Saturday, February 20, 2010
Chapter 7: No Hay Agua
The next day I finally got to meet Ada, who took me back out to Apatuli to hand out backpacks and uniforms to the kids from Sonya’s project. My job was to shoot photos of all the kids in their new outfits and once everyone had had their picture taken we headed back into town.
That same morning the water had run out at the house. Everyone else on the street had been out of water for several weeks already, but Christa’s house had a cistern which kept them going a little longer. With the introduction of the water hungry tourist it probably ran out faster than they had expected. Chaos ensued that day as kids and laundry both had to be taken down to the grandparents for washing. Water in four big rusty barrels had to be trucked up the hill in a rusty truck and transferred into four rusty barrels at the house. The people in the back of the truck got soaked as we rounded corners and bounced along the rocky road. The dog decided to take a dip in one of the barrels and had to be chased out. The whole situation was very “divertida” in the words of Christa.
That evening feeling covered in dust and sweat from my excursion to Apatule the only thing I could think about was when my next shower would take place.
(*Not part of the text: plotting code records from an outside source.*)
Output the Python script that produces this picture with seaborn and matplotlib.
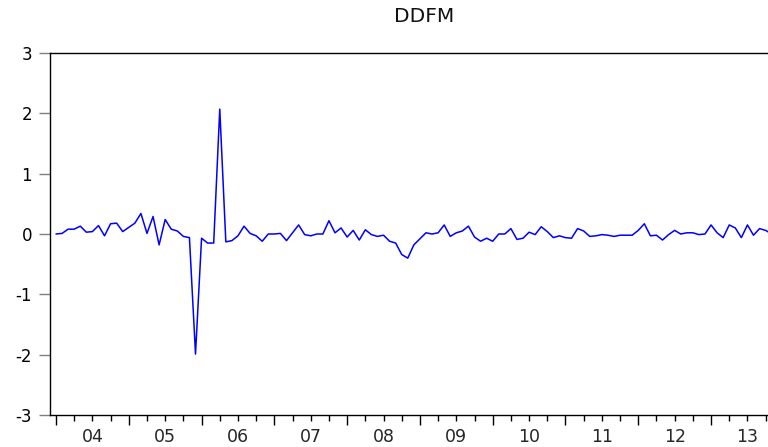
import numpy as np
import pandas as pd
import matplotlib
matplotlib.use("Agg")
import matplotlib.pyplot as plt
import seaborn as sns

# Monthly observations starting 2004M01
start_period = "2004-01"
ddfm = [
    0.00, 0.01, 0.08, 0.08, 0.13, 0.03, 0.04, 0.14, -0.03, 0.17, 0.18, 0.04,
    0.11, 0.18, 0.34, 0.01, 0.29, -0.18, 0.24, 0.08, 0.05, -0.04, -0.06, -1.99,
    -0.07, -0.15, -0.15, 2.07, -0.13, -0.11, -0.03, 0.13, 0.01, -0.03, -0.12, 0.00,
    0.00, 0.01, -0.11, 0.02, 0.15, -0.01, -0.03, 0.00, 0.00, 0.22, 0.02, 0.10,
    -0.05, 0.06, -0.10, 0.07, -0.01, -0.04, -0.02, -0.12, -0.15, -0.34, -0.40, -0.18,
    -0.08, 0.02, 0.00, 0.02, 0.15, -0.04, 0.02, 0.05, 0.13, -0.05, -0.12, -0.07,
    -0.12, 0.00, 0.00, 0.09, -0.09, -0.07, 0.03, -0.01, 0.12, 0.04, -0.06, -0.03,
    -0.06, -0.07, 0.09, 0.05, -0.04, -0.03, -0.01, -0.02, -0.04, -0.02, -0.02, -0.02,
    0.06, 0.17, -0.03, -0.02, -0.10, -0.01, 0.06, 0.00, 0.02, 0.02, -0.01, 0.00,
    0.15, 0.02, -0.06, 0.15, 0.10, -0.06, 0.15, -0.02, 0.09, 0.06, 0.00,
]
year_labels = ["04", "05", "06", "07", "08", "09", "10", "11", "12", "13"]
y_ticks = [-3, -2, -1, 0, 1, 2, 3]
title = "DDFM"

periods = pd.period_range(start_period, periods=len(ddfm), freq="M")
df = pd.DataFrame({"period": periods.astype(str), "obs": np.arange(len(ddfm)), "DDFM": ddfm})

sns.set_style("ticks")
plt.rcParams["font.family"] = ["DejaVu Sans"]

W, H = 768, 447
fig = plt.figure(figsize=(W / 100, H / 100), dpi=100)
ax = fig.add_axes([50 / W, (H - 415) / H, (772 - 50) / W, (415 - 53) / H])

sns.lineplot(data=df, x="obs", y="DDFM", ax=ax, color="#0000FF", linewidth=1.1)

ax.set_xlim(-0.99, 118.05)
ax.set_ylim(-3, 3)
ax.set_xlabel("")
ax.set_ylabel("")

for s in ["left", "bottom", "top", "right"]:
    ax.spines[s].set_color("black")
    ax.spines[s].set_linewidth(1.0)

ax.set_yticks(y_ticks)
ax.set_yticklabels([str(v) for v in y_ticks])
ax.tick_params(axis="y", which="major", direction="out", length=8, width=1.0,
               color="#808080", pad=5, labelsize=12, labelcolor="black")

n_years = len(year_labels)
year_starts = [12 * k for k in range(n_years)]
quarters = [3 * k for k in range(4 * n_years) if (3 * k) % 12 != 0]
ax.set_xticks(year_starts)
ax.set_xticklabels([""] * n_years)
ax.set_xticks(quarters, minor=True)
ax.tick_params(axis="x", which="major", direction="out", length=7, width=1.0, color="black")
ax.tick_params(axis="x", which="minor", direction="out", length=4, width=1.0, color="black")

sec = ax.secondary_xaxis("bottom")
sec.set_xticks([12 * k + 6 for k in range(n_years)])
sec.set_xticklabels(year_labels)
sec.tick_params(axis="x", length=0, pad=9, labelsize=12.5)
sec.spines["bottom"].set_visible(False)

fig.text(424 / W, 1 - 16 / H, title, ha="center", va="center", fontsize=14.5, color="#111111")

fig.savefig("out.png", dpi=100)
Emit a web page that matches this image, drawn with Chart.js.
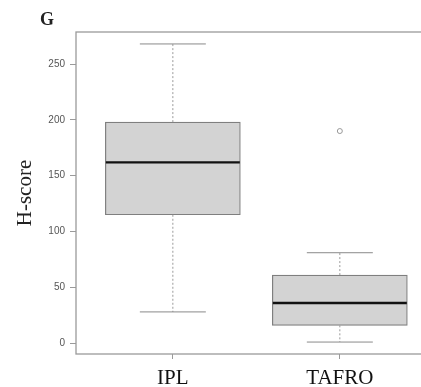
<!DOCTYPE html>
<html>
<head>
<meta charset="utf-8">
<script src="https://cdn.jsdelivr.net/npm/chart.js@4/dist/chart.umd.min.js"></script>
<style>
  html, body { margin: 0; padding: 0; background: #fff; overflow: hidden; }
  #wrap { position: relative; width: 440px; height: 387px; }
</style>
</head>
<body>
<div id="wrap"><canvas id="chartHScore"></canvas></div>
<script>
// values
const groups = ['IPL', 'TAFRO']
const q1 = [115, 16]
const median = [162, 36]
const q3 = [198, 61]
const whiskerLow = [28, 1]
const whiskerHigh = [268, 81]
const outlierGroup = [2]
const outlierValue = [190]
const yTicks = [0, 50, 100, 150, 200, 250]

const frameColor = '#9a9a9a'
const boxBorder = '#7f7f7f'

const boxplotExtras = {
  id: 'boxplotExtras',
  beforeDraw(chart) {
    const ctx = chart.ctx
    ctx.save()
    ctx.fillStyle = '#fff'
    ctx.fillRect(0, 0, chart.width, chart.height)
    ctx.fillStyle = '#222'
    ctx.font = 'bold 18px "Liberation Serif", serif'
    ctx.fillText('G', 40, 25)
    ctx.restore()
  },
  beforeDatasetsDraw(chart) {
    const { ctx, chartArea } = chart
    ctx.save()
    ctx.strokeStyle = frameColor
    ctx.lineWidth = 1.3
    ctx.strokeRect(chartArea.left, chartArea.top, chartArea.right - chartArea.left, chartArea.bottom - chartArea.top)
    ctx.restore()
  },
  afterDatasetsDraw(chart) {
    const { ctx, scales: { x, y } } = chart
    const line = (x1, y1, x2, y2) => {
      ctx.beginPath()
      ctx.moveTo(x1, y1)
      ctx.lineTo(x2, y2)
      ctx.stroke()
    }
    groups.forEach((g, i) => {
      const cx = x.getPixelForValue(i + 1)
      ctx.save()
      ctx.strokeStyle = '#9a9a9a'
      ctx.lineWidth = 1
      ctx.setLineDash([2, 2])
      line(cx, y.getPixelForValue(q3[i]), cx, y.getPixelForValue(whiskerHigh[i]))
      line(cx, y.getPixelForValue(q1[i]), cx, y.getPixelForValue(whiskerLow[i]))
      ctx.setLineDash([])
      ctx.strokeStyle = '#8a8a8a'
      line(cx - 33, y.getPixelForValue(whiskerHigh[i]), cx + 33, y.getPixelForValue(whiskerHigh[i]))
      line(cx - 33, y.getPixelForValue(whiskerLow[i]), cx + 33, y.getPixelForValue(whiskerLow[i]))
      ctx.strokeStyle = '#111'
      ctx.lineWidth = 2.3
      line(cx - 67, y.getPixelForValue(median[i]), cx + 67, y.getPixelForValue(median[i]))
      ctx.restore()
    })
  }
}

const ctx = document.getElementById('chartHScore').getContext('2d')
const config = {
  type: 'bar',
  data: {
    datasets: [{
      label: 'box',
      data: groups.map((g, i) => ({ x: i + 1, y: [q1[i], q3[i]] })),
      backgroundColor: '#d3d3d3',
      borderColor: boxBorder,
      borderWidth: 1.2,
      borderSkipped: false,
      barThickness: 135
    }, {
      type: 'scatter',
      label: 'outliers',
      data: outlierGroup.map((g, i) => ({ x: g, y: outlierValue[i] })),
      pointRadius: 2.5,
      pointBorderWidth: 1,
      borderColor: '#999',
      backgroundColor: 'rgba(0,0,0,0)'
    }]
  },
  options: {
    responsive: true,
    maintainAspectRatio: false,
    animation: false,
    layout: { padding: { top: 32, right: 10, bottom: 0, left: 0 } },
    plugins: {
      legend: { display: false },
      tooltip: { enabled: false }
    },
    scales: {
      x: {
        type: 'linear',
        min: 0.42,
        max: 2.54,
        offset: false,
        afterBuildTicks: scale => { scale.ticks = groups.map((g, i) => ({ value: i + 1 })) },
        afterFit: scale => { scale.height = 33 },
        border: { display: false },
        grid: { offset: false, drawOnChartArea: false, drawTicks: true, tickLength: 5, color: frameColor },
        ticks: {
          callback: v => groups[v - 1] || '',
          color: '#111',
          padding: 7,
          maxRotation: 0,
          font: { family: '"Liberation Serif", serif', size: 21 }
        }
      },
      y: {
        min: -9.7,
        max: 278.7,
        afterBuildTicks: scale => { scale.ticks = yTicks.map(v => ({ value: v })) },
        afterFit: scale => { scale.width = 76 },
        border: { display: false },
        grid: { drawOnChartArea: false, drawTicks: true, tickLength: 6, color: frameColor },
        ticks: {
          color: '#555',
          padding: 5,
          font: { family: '"Liberation Sans", Arial, sans-serif', size: 10 }
        },
        title: {
          display: true,
          text: 'H-score',
          color: '#222',
          padding: { top: 13, bottom: 0 },
          font: { family: '"Liberation Serif", serif', size: 21 }
        }
      }
    }
  },
  plugins: [boxplotExtras]
}
const hScoreChart = new Chart(ctx, config)
</script>
</body>
</html>
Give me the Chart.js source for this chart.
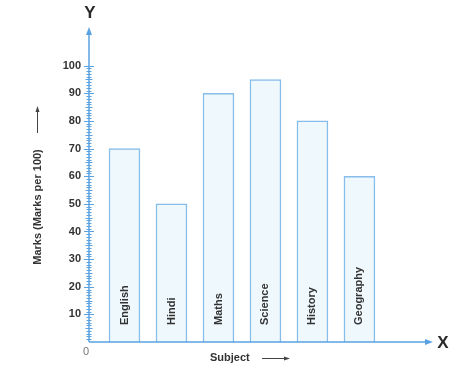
<!DOCTYPE html>
<html>
<head>
<meta charset="utf-8">
<script src="https://cdn.jsdelivr.net/npm/chart.js@4.4.1/dist/chart.umd.min.js"></script>
<style>
  html, body { margin: 0; padding: 0; background: #fff; }
  #wrap { width: 464px; height: 374px; }
</style>
</head>
<body>
<div id="wrap"><canvas id="marksChart"></canvas></div>
<script>
// data
const subjects = ['English', 'Hindi', 'Maths', 'Science', 'History', 'Geography'];
const marks = [70, 50, 90, 95, 80, 60];
const yTicks = [10, 20, 30, 40, 50, 60, 70, 80, 90, 100];

const axisBlue = '#5aa2e2';
const textDark = '#333333';

// draws the axes, arrows, minor ticks and text by hand, using the chart scales
const axesPlugin = {
    id: 'axesPlugin',
    afterDatasetsDraw(chart) {
        const ctx = chart.ctx;
        const area = chart.chartArea;
        const x = chart.scales.x;
        const y = chart.scales.y;
        const x0 = area.left, y0 = y.getPixelForValue(0);

        ctx.save();
        ctx.strokeStyle = axisBlue;
        ctx.fillStyle = axisBlue;
        ctx.lineWidth = 1.5;

        // y axis + arrow
        ctx.beginPath();
        ctx.moveTo(x0, y0);
        ctx.lineTo(x0, area.top + 4);
        ctx.stroke();
        ctx.beginPath();
        ctx.moveTo(x0, area.top);
        ctx.lineTo(x0 - 3, area.top + 8);
        ctx.lineTo(x0 + 3, area.top + 8);
        ctx.closePath();
        ctx.fill();

        // x axis + arrow
        ctx.beginPath();
        ctx.moveTo(x0, y0);
        ctx.lineTo(area.right - 4, y0);
        ctx.stroke();
        ctx.beginPath();
        ctx.moveTo(area.right, y0);
        ctx.lineTo(area.right - 8, y0 - 3);
        ctx.lineTo(area.right - 8, y0 + 3);
        ctx.closePath();
        ctx.fill();

        // ticks on y
        ctx.lineWidth = 1;
        for (let v = 1; v <= 100; v++) {
            const py = Math.round(y.getPixelForValue(v)) + 0.5;
            let len = 2.5;
            if (v % 10 === 0) len = 5;
            else if (v % 5 === 0) len = 3.5;
            ctx.beginPath();
            ctx.moveTo(x0 - len, py);
            ctx.lineTo(x0 + len, py);
            ctx.stroke();
        }

        // y tick labels
        ctx.fillStyle = textDark;
        ctx.font = 'bold 11px "Liberation Sans", Arial, sans-serif';
        ctx.textAlign = 'right';
        ctx.textBaseline = 'middle';
        yTicks.forEach(v => ctx.fillText(String(v), x0 - 8, y.getPixelForValue(v)));

        ctx.fillStyle = '#777';
        ctx.font = '11px "Liberation Sans", Arial, sans-serif';
        ctx.textAlign = 'center';
        ctx.fillText('0', x0 - 3, y0 + 10);

        // subject names inside bars
        ctx.fillStyle = textDark;
        ctx.font = 'bold 11px "Liberation Sans", Arial, sans-serif';
        ctx.textAlign = 'left';
        ctx.textBaseline = 'middle';
        subjects.forEach((s, i) => {
            const px = x.getPixelForValue(i);
            ctx.save();
            ctx.translate(px, y0 - 17);
            ctx.rotate(-Math.PI / 2);
            ctx.fillText(s, 0, 0);
            ctx.restore();
        });

        // axis titles
        ctx.save();
        ctx.translate(38, 207);
        ctx.rotate(-Math.PI / 2);
        ctx.textAlign = 'center';
        ctx.fillText('Marks (Marks per 100)', 0, 0);
        ctx.restore();
        ctx.strokeStyle = '#444';
        ctx.fillStyle = '#444';
        ctx.lineWidth = 1;
        ctx.beginPath();
        ctx.moveTo(37.5, 133);
        ctx.lineTo(37.5, 110);
        ctx.stroke();
        ctx.beginPath();
        ctx.moveTo(37.5, 106);
        ctx.lineTo(35.5, 112);
        ctx.lineTo(39.5, 112);
        ctx.closePath();
        ctx.fill();

        ctx.fillStyle = textDark;
        ctx.textAlign = 'left';
        ctx.fillText('Subject', 210, 358);
        ctx.beginPath();
        ctx.moveTo(262, 358.5);
        ctx.lineTo(285, 358.5);
        ctx.stroke();
        ctx.fillStyle = '#444';
        ctx.beginPath();
        ctx.moveTo(290, 358.5);
        ctx.lineTo(284, 356.5);
        ctx.lineTo(284, 360.5);
        ctx.closePath();
        ctx.fill();

        // X and Y letters
        ctx.fillStyle = '#2a2a2a';
        ctx.font = 'bold 17px "Liberation Sans", Arial, sans-serif';
        ctx.textAlign = 'center';
        ctx.fillText('Y', 90, 13);
        ctx.fillText('X', 443, y0 + 1);
        ctx.restore();
    }
};

new Chart(document.getElementById('marksChart'), {
    type: 'bar',
    data: {
        datasets: [{
            data: marks.map((m, i) => ({ x: i, y: m })),
            backgroundColor: '#eef8fd',
            borderColor: '#86bdea',
            borderWidth: 1.5,
            borderSkipped: 'bottom',
            barThickness: 31
        }]
    },
    options: {
        responsive: true,
        maintainAspectRatio: false,
        animation: false,
        layout: { padding: { left: 89, right: 31, top: 27, bottom: 32 } },
        plugins: { legend: { display: false }, tooltip: { enabled: false } },
        scales: {
            x: { type: 'linear', min: -0.755, max: 6.565, offset: false, display: false },
            y: { type: 'linear', min: 0, max: 114, display: false }
        }
    },
    plugins: [axesPlugin]
});
</script>
</body>
</html>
And in fact it took place that night with a bucket full of barrel water that I hoped came out of a different barrel than the one the dog had jumped into for a quick cool down earlier that day. We finished off the very diverting day with the bottle of Flor de Cana, (Nicargua's awesomest Rum) that I bought in my first week in Nicaragua. I shared the bottle with Christa and a friend of hers that was visiting from out of town. Christa very responsibly kept our glasses full of rum and coke until the bottle was empty and as my linguistic inhibitions were knocked down everyone had a grand time making fun of my spanish mistakes - some of which turned out to be very disastrous and thus all the more entertaining - it is amazing how many lude comments can flow out of you when you don't really know what you are saying.
The next day was supposed to be an excursion to el Canyon del Somoto, however for one reason or another we never got out the door – so I spent the day working and writing and wandering a bit in town. I endured the bucket shower for two more days before I succumbed to hitting up the local gringo hotel to see if they would let me pay to use their shower – but unfortunately they had no water either – that day the whole town had no water and no power until later in the evening. So I returned home hot and and dusty still craving that feeling that only fresh running water over head can bring.
Finally, the family broke down and called the bomberros (firemen) to come and fill the cistern. So by mid day the big red water wielding truck arrived outside the house and filled the cistern and every barrel and bucket they could. “Que Divertida” Christa said to me with a laugh as the firemen got to work.
I asked how long this water would last – and they assured me that I needn’t worry because it would certainly outlast my visit. (As it turned out it did run out again on the last day of my visit - much to their chagrin I’m sure, as it cost them a small fortune to fill it in the first place –though they didn’t say a word about it. I had definitely been a conservative water user after the first catastrophe – but I did feel a bit guilty for my role in the rundown of the cistern and I wondered if they would refill again or wait for the city to turn the water back on.)